→ What you will do: Leave out the pictures, and retype only the lines from the beginning of the material through the line that contains "const yTickValues = [0, 0.5, 1, 1.5, 2, 2.5, 3];", including both.

→ Information provided:
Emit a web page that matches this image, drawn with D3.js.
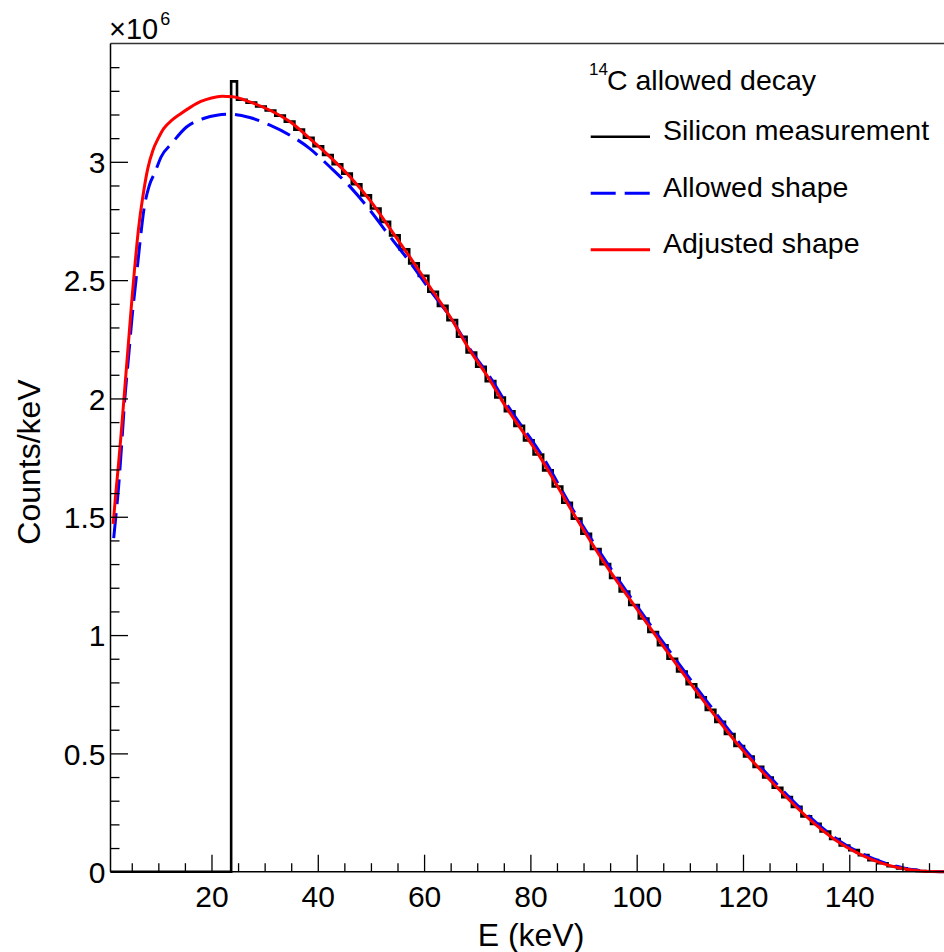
<!DOCTYPE html>
<html>
<head>
<meta charset="utf-8">
<script src="https://cdn.jsdelivr.net/npm/d3@7"></script>
<style>
  html, body { margin: 0; padding: 0; background: #fff; }
  svg { display: block; }
  text { font-family: "Liberation Sans", Arial, Helvetica, sans-serif; fill: #000; }
</style>
</head>
<body>
<svg id="chart" width="944" height="952"></svg>
<script>
// ---------------- data (values in units of 10^6 counts/keV) ----------------
const xTickValues = [20, 40, 60, 80, 100, 120, 140];
const yTickValues = [0, 0.5, 1, 1.5, 2, 2.5, 3];

// Silicon measurement histogram
// first (threshold) bin: [low edge, high edge, content]
const histThresholdBin = [23.7, 24.8, 3.34];
// following regular bins: start edge, width (keV), contents
const histStartEdge = 24.8;
const histBinWidth = 1.8;
const histCounts = [
  3.262, 3.250, 3.234, 3.217, 3.195, 3.170, 3.136, 3.102, 3.066, 3.029,
  2.990, 2.950, 2.905, 2.858, 2.803, 2.746, 2.689, 2.630, 2.571, 2.518,
  2.451, 2.391, 2.331, 2.261, 2.194, 2.134, 2.073, 2.004, 1.946, 1.884,
  1.823, 1.763, 1.696, 1.628, 1.559, 1.492, 1.428, 1.364, 1.300, 1.241,
  1.184, 1.127, 1.070, 1.013, 0.957, 0.900, 0.846, 0.792, 0.737, 0.684,
  0.633, 0.582, 0.531, 0.487, 0.443, 0.398, 0.355, 0.315, 0.274, 0.234,
  0.202, 0.170, 0.138, 0.111, 0.091, 0.070, 0.049, 0.036, 0.023, 0.014,
  0.008, 0.003, 0.001, 0.0
];

// Allowed shape (blue dashed)
const allowedE = [1.6, 2.0, 2.5, 2.9, 3.7, 4.5, 5.0, 5.8, 6.5, 7.3, 8.3, 9.4, 10.5, 12.5, 15.3, 18.5, 21, 23.5,
  27.2, 31, 34.8, 38.5, 42.3, 46.1, 49.8, 53.6, 57.3, 61.1, 64.9, 68.6, 72.4, 76, 82, 88, 94.4, 100.6,
  106.9, 113.2, 119.4, 125.7, 132, 138.3, 144.5, 150.8, 154, 157, 160];
const allowedV = [1.41, 1.50, 1.62, 1.74, 2.00, 2.20, 2.33, 2.50, 2.65, 2.80, 2.90, 2.957, 3.02, 3.077, 3.147, 3.183, 3.197, 3.201,
  3.187, 3.155, 3.112, 3.056, 2.978, 2.894, 2.796, 2.683, 2.577, 2.458, 2.345, 2.21, 2.09, 1.96, 1.765, 1.53, 1.305, 1.105,
  0.91, 0.72, 0.542, 0.385, 0.243, 0.128, 0.055, 0.013, 0.003, 0.0, 0.0];

// Adjusted shape (red)
const adjustedE = [1.5, 2.0, 2.5, 3.0, 3.5, 4.0, 4.5, 5.0, 5.5, 6.0, 6.5, 7.0, 8.0, 9.0, 10.0, 11.0, 12.5, 14.0, 16.0, 18.0, 20.0, 22.0, 24.0,
  27.2, 31, 34.8, 38.5, 42.3, 46.1, 49.8, 53.6, 57.3, 61.1, 64.9, 68.6, 72.4, 74.6, 81.8, 88.1, 94.4, 100.6,
  106.9, 113.2, 119.4, 125.7, 132, 138.3, 144.5, 150.8, 153.9, 157, 160];
const adjustedV = [1.47, 1.60, 1.72, 1.85, 1.99, 2.13, 2.27, 2.41, 2.54, 2.66, 2.76, 2.84, 2.97, 3.05, 3.10, 3.14, 3.175, 3.20, 3.23, 3.255, 3.27, 3.277, 3.275,
  3.253, 3.218, 3.169, 3.098, 3.021, 2.936, 2.838, 2.718, 2.598, 2.471, 2.345, 2.204, 2.077, 1.993, 1.753, 1.514, 1.289, 1.092,
  0.894, 0.704, 0.528, 0.373, 0.232, 0.120, 0.049, 0.010, 0.002, 0.0, 0.0];

const legendHeaderSup = "14";
const legendHeader = "C allowed decay";
const seriesNames = ["Silicon measurement", "Allowed shape", "Adjusted shape"];
const seriesColors = ["#000000", "#0000ff", "#ff0000"];

// ---------------- drawing ----------------
(function () {
const svg = d3.select("#chart");
const W = 944, H = 952;
const mLeft = 110.5, mTop = 43.5, mBottom = 871.7;
const pxPerKeV = 5.315;

const x = d3.scaleLinear().domain([1, 160]).range([mLeft, mLeft + 159 * pxPerKeV]);
const y = d3.scaleLinear().domain([0, 3.5]).range([mBottom, mTop]);

svg.append("defs").append("clipPath").attr("id", "plotclip")
  .append("rect").attr("x", mLeft).attr("y", mTop).attr("width", W - mLeft).attr("height", mBottom - mTop + 2);

// histogram as step path
const histPts = [];
histPts.push([x.domain()[0], 0]);
histPts.push([histThresholdBin[0], 0]);
histPts.push([histThresholdBin[0], histThresholdBin[2]]);
histPts.push([histThresholdBin[1], histThresholdBin[2]]);
histCounts.forEach((v, i) => {
  const lo = histStartEdge + i * histBinWidth;
  histPts.push([lo, v]);
  histPts.push([lo + histBinWidth, v]);
});
const lastEdge = histStartEdge + histCounts.length * histBinWidth;
histPts.push([lastEdge, 0]);
histPts.push([x.domain()[1], 0]);

const stepGen = d3.line().x(d => x(d[0])).y(d => y(d[1]));
const curveGen = d3.line().x(d => x(d[0])).y(d => y(d[1])).curve(d3.curveMonotoneX);

const plot = svg.append("g").attr("clip-path", "url(#plotclip)");

plot.append("path").attr("d", stepGen(histPts))
  .attr("fill", "none").attr("stroke", seriesColors[0]).attr("stroke-width", 2.6)
  .attr("stroke-linejoin", "miter");

const allowedPts = allowedE.map((e, i) => [e, allowedV[i]]);
const adjustedPts = adjustedE.map((e, i) => [e, adjustedV[i]]);

plot.append("path").attr("d", curveGen(allowedPts))
  .attr("fill", "none").attr("stroke", seriesColors[1]).attr("stroke-width", 3)
  .attr("stroke-dasharray", "25 9");

plot.append("path").attr("d", curveGen(adjustedPts))
  .attr("fill", "none").attr("stroke", seriesColors[2]).attr("stroke-width", 3);

// frame top
svg.append("line").attr("x1", mLeft).attr("x2", W + 20).attr("y1", mTop).attr("y2", mTop)
  .attr("stroke", "#333").attr("stroke-width", 1.5);

// axes
const xMinor = d3.range(5, 160, 5).filter(v => v % 20 !== 0);
const yMinor = d3.range(0, 35).map(v => v / 10).filter(v => Math.round(v * 10) % 5 !== 0);

const gx = svg.append("g").attr("transform", `translate(0,${mBottom})`);
gx.call(d3.axisBottom(x).tickValues(xTickValues).tickSize(-17).tickSizeOuter(0).tickFormat(d3.format("d")));
gx.select(".domain").remove();
gx.selectAll(".tick line").attr("stroke", "#000").attr("stroke-width", 1.3);
gx.selectAll(".tick text").attr("y", 35.3).attr("dy", 0).attr("font-size", 30)
  .attr("font-family", "Liberation Sans, Arial, sans-serif");
const gxm = svg.append("g").attr("transform", `translate(0,${mBottom})`);
gxm.call(d3.axisBottom(x).tickValues(xMinor).tickSize(-8.5).tickSizeOuter(0).tickFormat(""));
gxm.select(".domain").remove();
gxm.selectAll(".tick line").attr("stroke", "#000").attr("stroke-width", 1.3);

const gy = svg.append("g").attr("transform", `translate(${mLeft},0)`);
gy.call(d3.axisLeft(y).tickValues(yTickValues).tickSize(-17.5).tickSizeOuter(0).tickPadding(5)
  .tickFormat(d => d === 0 ? "0" : d3.format("~g")(d)));
gy.select(".domain").remove();
gy.selectAll(".tick line").attr("stroke", "#000").attr("stroke-width", 1.3);
gy.selectAll(".tick text").attr("font-size", 30).attr("dy", "0.36em")
  .attr("font-family", "Liberation Sans, Arial, sans-serif");
const gym = svg.append("g").attr("transform", `translate(${mLeft},0)`);
gym.call(d3.axisLeft(y).tickValues(yMinor).tickSize(-9).tickSizeOuter(0).tickFormat(""));
gym.select(".domain").remove();
gym.selectAll(".tick line").attr("stroke", "#000").attr("stroke-width", 1.3);

// axis lines
svg.append("line").attr("x1", mLeft).attr("x2", W + 20).attr("y1", mBottom).attr("y2", mBottom)
  .attr("stroke", "#000").attr("stroke-width", 1.5);
svg.append("line").attr("x1", mLeft).attr("x2", mLeft).attr("y1", mTop).attr("y2", mBottom)
  .attr("stroke", "#000").attr("stroke-width", 1.5);

// exponent label
const ex = svg.append("text").attr("x", 109).attr("y", 39).attr("font-size", 29);
ex.append("tspan").text("\u00d710");
ex.append("tspan").attr("font-size", 18).attr("dx", 2).attr("dy", -14).text("6");

// axis titles
svg.append("text").attr("x", 531).attr("y", 946).attr("text-anchor", "middle")
  .attr("font-size", 32).text("E (keV)");
svg.append("text").attr("transform", "translate(40,462) rotate(-90)").attr("text-anchor", "middle")
  .attr("font-size", 32).text("Counts/keV");

// legend
const lg = svg.append("g");
lg.append("text").attr("x", 589).attr("y", 75).attr("font-size", 17).text(legendHeaderSup);
lg.append("text").attr("x", 607).attr("y", 90).attr("font-size", 28.5).text(legendHeader);
const rowLineY = [136.7, 193.3, 249.7];
const rowTextY = [140, 196.7, 253.3];
const dashes = [null, "25 9", null];
seriesNames.forEach((name, i) => {
  const ln = lg.append("line").attr("x1", 590.7).attr("x2", 650).attr("y1", rowLineY[i]).attr("y2", rowLineY[i])
    .attr("stroke", seriesColors[i]).attr("stroke-width", i === 0 ? 2.5 : 3);
  if (dashes[i]) ln.attr("stroke-dasharray", dashes[i]);
  lg.append("text").attr("x", 663).attr("y", rowTextY[i]).attr("font-size", 28.5).text(name);
});
})();
</script>
</body>
</html>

→ Output of the exercise:
Emit a web page that matches this image, drawn with D3.js.
<!DOCTYPE html>
<html>
<head>
<meta charset="utf-8">
<script src="https://cdn.jsdelivr.net/npm/d3@7"></script>
<style>
  html, body { margin: 0; padding: 0; background: #fff; }
  svg { display: block; }
  text { font-family: "Liberation Sans", Arial, Helvetica, sans-serif; fill: #000; }
</style>
</head>
<body>
<svg id="chart" width="944" height="952"></svg>
<script>
// ---------------- data (values in units of 10^6 counts/keV) ----------------
const xTickValues = [20, 40, 60, 80, 100, 120, 140];
const yTickValues = [0, 0.5, 1, 1.5, 2, 2.5, 3];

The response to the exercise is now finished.